While the children were sleeping, peacefully lulled by the drowsy hum of many neighborly mosquitoes, the family at home were in a great state of agitation. The hay-cart came at five, and all but Jack, Emil, Nan, and Rob were at the bars ready for it. Franz drove instead of Silas, and when the boys told him that the others were going home through the wood, he said, looking ill-pleased, “They ought to have left Rob to ride, he will be tired out by the long walk.”

“It’s shorter that way, and they will carry him,” said Stuffy, who was in a hurry for his supper.

“You are sure Nan and Rob went with them?”

“Of course they did; I saw them getting over the wall, and sung out that it was most five, and Jack called back that they were going the other way,” explained Tommy.

“Very well, pile in then,” and away rattled the hay-cart with the tired children and the full pails.

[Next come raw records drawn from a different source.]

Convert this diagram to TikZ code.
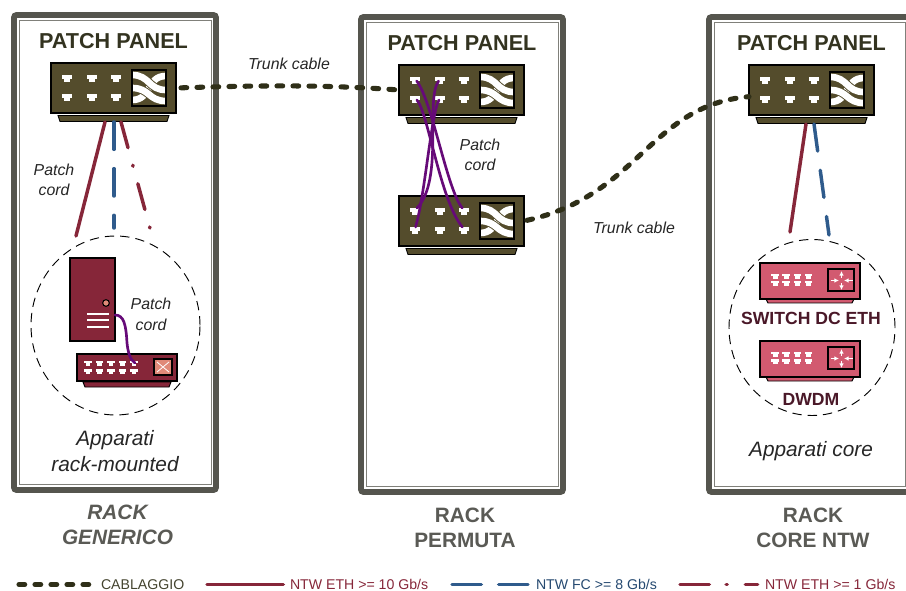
\documentclass[tikz,border=0pt]{standalone}
\usepackage{fontspec}
\setmainfont{Liberation Sans}
\usetikzlibrary{arrows.meta,shapes.geometric}
\definecolor{rackgray}{HTML}{55554E}
\definecolor{olive}{HTML}{544C2C}
\definecolor{wine}{HTML}{862639}
\definecolor{bluecab}{HTML}{2F5B8C}
\definecolor{purplecab}{HTML}{660A78}
\definecolor{trunkcol}{HTML}{2F2F18}
\definecolor{rosefill}{HTML}{D25A70}
\definecolor{salmon}{HTML}{E08A78}
\definecolor{darkwine}{HTML}{4A1828}
\definecolor{labelgray}{HTML}{5A5A55}
\definecolor{titlecol}{HTML}{333320}
\tikzset{
  rackouter/.style={draw=rackgray,line width=4.4pt,rounded corners=2pt},
  rackinner/.style={draw=rackgray!75,line width=0.8pt},
  panelbody/.style={draw=black,line width=0.8pt,fill=olive,minimum width=93.75pt,minimum height=37.5pt,inner sep=0pt,outer sep=0pt},
  porttag/.style={fill=white,inner sep=0pt,outer sep=0pt,minimum width=7.2pt,minimum height=3pt},
  ribbon/.style={draw=white,line width=5pt,line cap=butt},
  ribbonedge/.style={draw=olive,line width=6.4pt,line cap=butt},
  solidcab/.style={draw=wine,line width=2.6pt,line cap=round},
  bluedash/.style={draw=bluecab,line width=2.6pt,line cap=round,dash pattern=on 20.5pt off 14.5pt},
  wdashdot/.style={draw=wine,line width=2.6pt,line cap=round,dash pattern=on 20pt off 13.6pt on 0.8pt off 13.6pt},
  trunkcab/.style={draw=trunkcol,line width=3.8pt,line cap=round,dash pattern=on 4.3pt off 7.7pt},
  patchcab/.style={draw=purplecab,line width=2pt,line cap=round},
  zone/.style={draw=black,line width=0.7pt,dash pattern=on 7pt off 4.5pt},
  ttl/.style={font=\bfseries\fontsize{16.2}{18}\selectfont,text=titlecol,inner sep=0pt},
  itl/.style={font=\itshape\fontsize{11.9}{15.5}\selectfont,text=black!85,align=center,inner sep=0pt},
  itlbig/.style={font=\itshape\fontsize{15.6}{20}\selectfont,text=black!85,align=center,inner sep=0pt},
  racklbl/.style={font=\bfseries\fontsize{15.6}{18.6}\selectfont,text=labelgray,align=center,inner sep=0pt},
  devlbl/.style={font=\bfseries\fontsize{13.2}{16}\selectfont,text=darkwine,inner sep=0pt},
  leg/.style={font=\fontsize{10.6}{12}\selectfont,anchor=west,inner sep=0pt,outer sep=0pt},
}
% port: #1 name, #2 x, #3 y
\newcommand{\portmark}[3]{%
  \node[porttag] (#1) at (#2,#3) {};
  \fill[white] (#2-3.4,#3) rectangle (#2+3.4,#3+5.2);
}
\newcommand{\panelunit}[3]{% name, dx, dy
  \begin{scope}[shift={(#2,#3)}]
    \draw[black,line width=0.7pt,fill=olive] (58,115.5) -- (169,115.5) -- (167,121.5) -- (60,121.5) -- cycle;
    \node[panelbody] (#1) at (113.5,88) {};
    \portmark{#1a}{67}{77}
    \portmark{#1b}{92}{77}
    \portmark{#1c}{116}{77}
    \portmark{#1d}{67}{96}
    \portmark{#1e}{92}{96}
    \portmark{#1f}{116}{96}
    \fill[olive] (132,70) rectangle (166,106);
    \begin{scope}
      \clip (132,70) rectangle (166,106);
      \draw[ribbon] (132,100) .. controls (152,100) and (146,76) .. (166,76);
      \draw[ribbonedge] (132,88) .. controls (150,88) and (148,101) .. (166,101);
      \draw[ribbon] (132,88) .. controls (150,88) and (148,101) .. (166,101);
      \draw[ribbonedge] (132,75) .. controls (150,75) and (148,90) .. (166,90);
      \draw[ribbon] (132,75) .. controls (150,75) and (148,90) .. (166,90);
    \end{scope}
    \draw[black,line width=0.9pt] (132,70) rectangle (166,106);
  \end{scope}
}
\newcommand{\coredev}[2]{% name, y-top
  \begin{scope}[shift={(0,#2)}]
    \draw[black,line width=0.7pt,fill=rosefill] (766,36) -- (854,36) -- (852,40) -- (768,40) -- cycle;
    \node[draw=black,line width=0.9pt,fill=rosefill,minimum width=75pt,minimum height=27pt,inner sep=0pt,outer sep=0pt] (#1) at (810,18) {};
    \foreach \xx in {775,786,797.5,808.5}{
      \fill[white] (\xx-3.8,11) rectangle (\xx+3.8,13.5);
      \fill[white] (\xx-2.5,13.5) rectangle (\xx+2.5,16);
      \fill[white] (\xx-3.8,18) rectangle (\xx+3.8,20.5);
      \fill[white] (\xx-2.5,20.5) rectangle (\xx+2.5,23);
    }
    \draw[black,line width=0.9pt,fill=rosefill] (828,6) rectangle (854,28);
    \draw[white,line width=0.7pt,-{Latex[length=3.5pt,width=3.5pt]}] (841.5,15) -- (841.5,8);
    \draw[white,line width=0.7pt,-{Latex[length=3.5pt,width=3.5pt]}] (841.5,20) -- (841.5,27);
    \draw[white,line width=0.7pt,-{Latex[length=3.5pt,width=3.5pt]}] (830.5,17.5) -- (839,17.5);
    \draw[white,line width=0.7pt,-{Latex[length=3.5pt,width=3.5pt]}] (852.5,17.5) -- (844,17.5);
  \end{scope}
}
\begin{document}
\begin{tikzpicture}[x=0.75pt,y=-0.75pt]
\useasboundingbox (0,0) rectangle (906,591);
\fill[white] (0,0) rectangle (906,591);
\begin{scope}
  \clip (0,0) rectangle (906,591);
  \draw[rackouter] (14,15) rectangle (216,490);
  \draw[rackinner] (19.5,20.5) rectangle (211.5,484.5);
  \draw[rackouter] (361,17) rectangle (563,492);
  \draw[rackinner] (366.5,22.5) rectangle (558.5,486.5);
  \draw[rackouter] (709,17) rectangle (911,492);
  \draw[rackinner] (714.5,22.5) rectangle (905.5,486.5);
\end{scope}

\node[ttl] (t1) at (113.5,41) {PATCH PANEL};
\node[ttl] (t2) at (462,43) {PATCH PANEL};
\node[ttl] (t3) at (811.5,43) {PATCH PANEL};

\panelunit{pa}{0}{0}
\panelunit{pb}{348}{2}
\panelunit{pc}{348}{133}
\panelunit{pd}{698}{2}

% rack 1 equipment
\node[zone,ellipse,minimum width=126.75pt,minimum height=134.25pt,inner sep=0pt] (za) at (115.5,325.5) {};
\node[draw=black,line width=0.9pt,fill=wine,minimum width=33.75pt,minimum height=62.25pt,inner sep=0pt,outer sep=0pt] (srv) at (92.5,299.5) {};
\node[circle,draw=black,line width=0.8pt,fill=salmon,minimum size=5pt,inner sep=0pt] (srvbtn) at (106,303) {};
\foreach \yy in {314,320.5,327}{\fill[white] (87,\yy-1) rectangle (109,\yy+1);}
\draw[black,line width=0.7pt,fill=wine] (83,382) -- (171,382) -- (169,387) -- (85,387) -- cycle;
\node[draw=black,line width=0.9pt,fill=wine,minimum width=75pt,minimum height=20.25pt,inner sep=0pt,outer sep=0pt] (swa) at (127,367.5) {};
\foreach \xx/\nn in {88/a,99.5/b,111/c,122.5/d,134/e}{
  \fill[white] (\xx-3.6,360.5) rectangle (\xx+3.6,363);
  \fill[white] (\xx-2.4,363) rectangle (\xx+2.4,365.5);
  \fill[white] (\xx-3.6,369) rectangle (\xx+3.6,371.5);
  \fill[white] (\xx-2.4,371.5) rectangle (\xx+2.4,374);
}
\coordinate (swport) at (135,363);
\draw[black,line width=0.9pt,fill=salmon] (154,359) rectangle (172,375);
\draw[white,line width=0.6pt] (157,362) .. controls (163,367) .. (169,372) (157,372) .. controls (163,367) .. (169,362);

% rack 3 equipment
\node[zone,ellipse,minimum width=124.5pt,minimum height=132pt,inner sep=0pt] (zb) at (812,327.5) {};
\coredev{sw}{263}
\coredev{dw}{341}
\node[devlbl] (swl) at (811,318.5) {SWITCH DC ETH};
\node[devlbl] (dwl) at (811,399) {DWDM};

% rack 1 cables
\coordinate (ca) at (76,236);
\coordinate (cb) at (114,228);
\coordinate (cc) at (151,232);
\coordinate (sa) at (105,122);
\coordinate (sb) at (114,122);
\coordinate (sc) at (121,122);
\draw[solidcab] (sa) -- (ca);
\draw[bluedash] (sb) -- (cb);
\draw[wdashdot] (sc) -- (cc);
% rack 3 cables
\coordinate (da) at (806,124);
\coordinate (db) at (814,124);
\coordinate (ea) at (790,232);
\coordinate (eb) at (829,235);
\draw[solidcab] (da) -- (ea);
\draw[bluedash] (db) -- (eb);

% trunks
\draw[trunkcab,shorten <=3.75pt] (pa.east) .. controls (270,85) and (330,85) .. (pb.west);
\draw[trunkcab,shorten <=2.25pt] (pc.east) .. controls (640,195) and (650,105) .. ([yshift=-5pt]pd.west);

% patch cords
\draw[patchcab] (pba) .. controls (432,100) and (447,190) .. (pcc);
\draw[patchcab] (pbd) .. controls (428,112) and (440,200) .. (pcf);
\draw[patchcab] (pbb) .. controls (425,100) and (444,180) .. (pca);
\draw[patchcab] (pbe) .. controls (431,115) and (425,195) .. (pcd);
\draw[patchcab] (srv.east |- 0,315) .. controls (124,315) and (126,325) .. (127,343) .. controls (128,352) and (130,360) .. (swport);

% labels
\node[itl] (l1) at (289,64) {Trunk cable};
\node[itl] (l2) at (54,180) {Patch\\cord};
\node[itl] (l3) at (480,155) {Patch\\cord};
\node[itl] (l4) at (634,228) {Trunk cable};
\node[itl] (l5) at (151,314) {Patch\\cord};
\node[itlbig] (l6) at (115,451) {Apparati\\rack-mounted};
\node[itlbig] (l7) at (811,451) {Apparati core};
\node[racklbl,font=\bfseries\itshape\fontsize{15.6}{18.6}\selectfont] (r1) at (117.5,525) {RACK\\GENERICO};
\node[racklbl] (r2) at (465,527.5) {RACK\\PERMUTA};
\node[racklbl] (r3) at (813,527.5) {RACK\\CORE NTW};

% legend
\node[leg,text=trunkcol!90] (ta) at (101,584.5) {CABLAGGIO};
\node[leg,text=wine] (tb) at (290,584.5) {NTW ETH >= 10 Gb/s};
\node[leg,text=bluecab!80!black] (tc) at (536,584.5) {NTW FC >= 8 Gb/s};
\node[leg,text=wine] (td) at (765,584.5) {NTW ETH >= 1 Gb/s};
\coordinate (la) at (19,584.5);
\coordinate (lb) at (207,584.5);
\coordinate (lc) at (452,584.5);
\coordinate (ld) at (680,584.5);
\draw[trunkcab] (la) -- ([xshift=-7.5pt]ta.west);
\draw[solidcab] (lb) -- ([xshift=-5pt]tb.west);
\draw[bluedash,dash pattern=on 22pt off 13pt] (lc) -- ([xshift=-5.5pt]tc.west);
\draw[wdashdot,dash pattern=on 22pt off 12.6pt on 0.8pt off 13.6pt] (ld) -- ([xshift=-5.5pt]td.west);
\end{tikzpicture}
\end{document}
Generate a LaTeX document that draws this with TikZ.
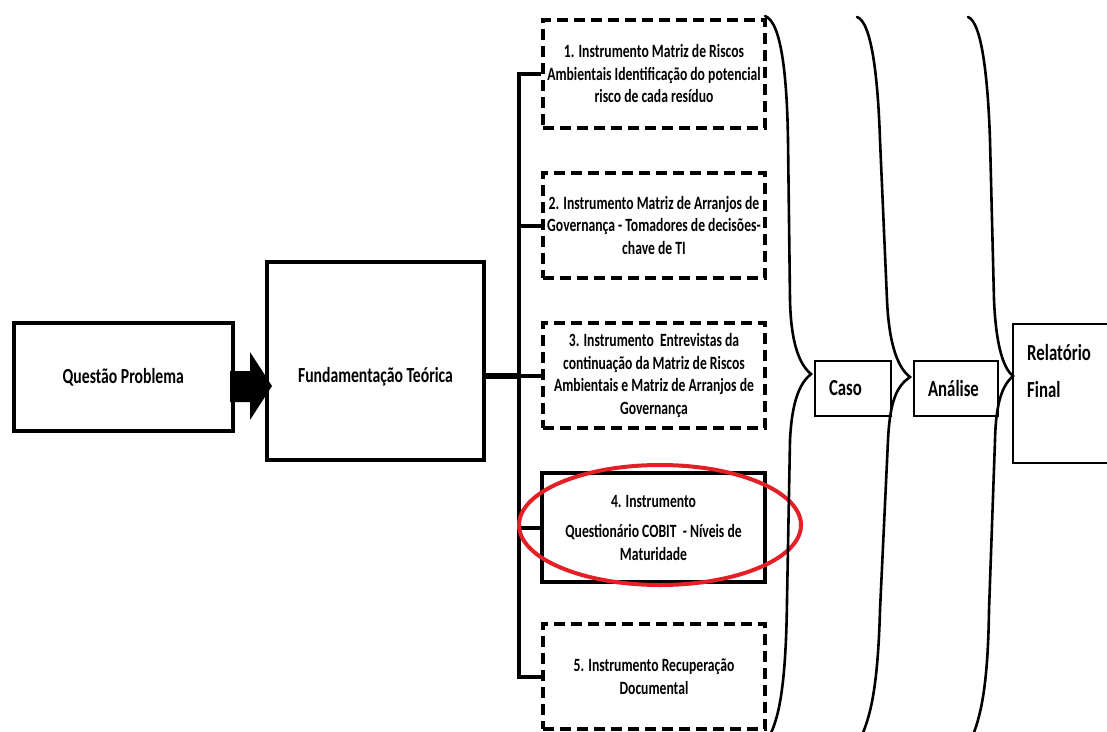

Mrs. Jo looked sober when she heard of the division of the party, and sent Franz back with Toby to find and bring the little ones home. Supper was over, and the family sitting about in the cool hall as usual, when Franz came trotting back, hot, dusty, and anxious.

“Have they come?” he called out when half-way up the avenue.

“No!” and Mrs. Jo flew out of her chair looking so alarmed that every one jumped up and gathered round Franz.

“I can’t find them anywhere,” he began; but the words were hardly spoken when a loud “Hullo!” startled them all, and the next minute Jack and Emil came round the house.

“Where are Nan and Rob?” cried Mrs. Jo, clutching Emil in a way that caused him to think his aunt had suddenly lost her wits.
“I don’t know. They came home with the others, didn’t they?” he answered, quickly.

“No; George and Tommy said they went with you.”

“Well, they didn’t. Haven’t seen them. We took a swim in the pond, and came by the wood,” said Jack, looking alarmed, as well he might.

“Call Mr. Bhaer, get the lanterns, and tell Silas I want him.”

That was all Mrs. Jo said, but they knew what she meant, and flew to obey her orders. In ten minutes, Mr. Bhaer and Silas were off to the wood, and Franz tearing down the road on old Andy to search the great pasture. Mrs. Jo caught up some food from the table, a little bottle of brandy from the medicine-closet, took a lantern, and bidding Jack and Emil come with her, and the rest not stir, she trotted away on Toby, never stopping for hat or shawl. She heard some one running after her, but said not a word till, as she paused to call and listen, the light of her lantern shone on Dan’s face.